2,651 pieces, roughly 9 hours across three sessions. The build is sequenced cabinet-first (the chassis and side panels), then the chain mechanism in the middle, then the marquee and exterior detail last. The chain mechanism is the engineering centerpiece and goes together as a single sub-assembly that drops into the cabinet.

The single most satisfying moment is bag 12, when you finish the chain assembly, install it in the cabinet, and crank it for the first time. Pac-Man moves. The ghosts move. The maze scrolls. I made the same audible noise I made when I built the Typewriter for the first time — there’s something about a LEGO mechanism that genuinely works that breaks through years of built-set fatigue.

The Meta Moment

On top of the cabinet, in front of the marquee, there’s a tiny vignette of a player at the cabinet — a microfig at a microfig PAC-MAN cabinet. It’s a LEGO inside a LEGO. The player figure has a controller in hand and a slightly hunched posture. It’s the kind of detail that, when you notice it for the first time, makes you smile because someone at LEGO clearly loved this product.

What to Watch For

The chain-driven scroll mechanism is delicate. Same warning as the NES Console: the chain works beautifully when you treat it gently, and breaks when anyone tries to crank it like a coffee grinder. Display this where curious hands won’t over-spin the mechanism, or accept that you’ll be re-seating chain links every six months.

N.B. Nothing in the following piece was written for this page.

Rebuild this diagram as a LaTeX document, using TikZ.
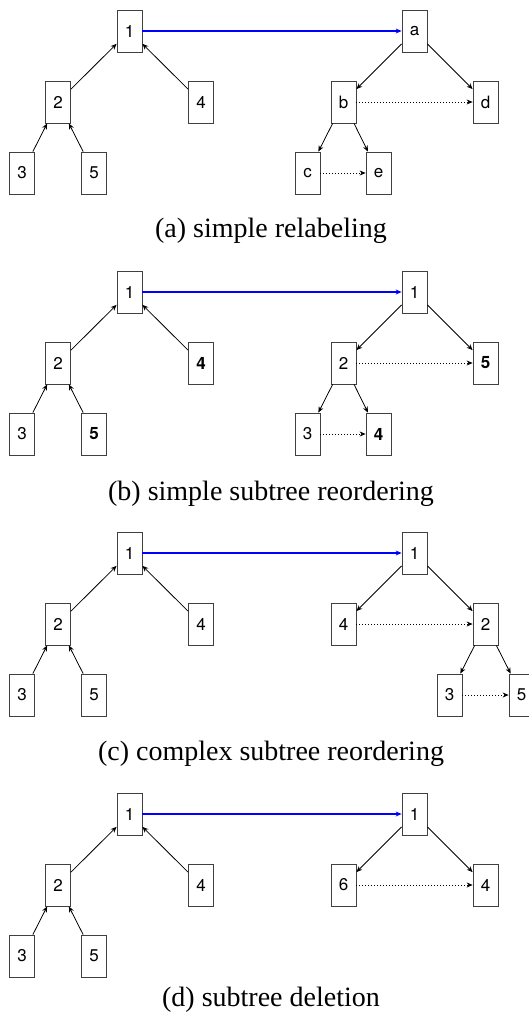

The marquee art is printed on small tiles that need to align across multiple bricks. If you misplace one tile by a stud during the build, the marquee art looks subtly wrong from across the room. Take your time on the marquee section — it’s the most photographed part of the cabinet.

Display Notes

Footprint: 25cm × 30cm, with a height of about 32cm. The cabinet has a deep, three-dimensional silhouette that photographs beautifully from three-quarter angles. Display it on a low shelf or counter where you can reach the crank — the whole point of this set is that you interact with it.

If you also own the Atari 2600 and the NES Console, the three together form an unbeatable retro-tech display cluster. I have all three on a single shelf and the room they create is one of my favourite parts of the collection.

Is It Worth $270?

At 2,651 pieces it’s $0.102 per piece — meaningfully better value than most 2023 Icons sets, which were averaging $0.12. You’re paying for the working mechanism, which justifies a premium that the per-piece math actually undersells.

This is the Icons set I recommend most often when someone asks me “what LEGO set should I buy that does something cool.” The Typewriter is more refined. The NES is more nostalgic. But the PAC-MAN is the most fun, and that counts for more than people think.

Must-buy at MSRP. If LEGO discounts it on a Black Friday or Insiders Weekend, this is one of the first sets I’d grab.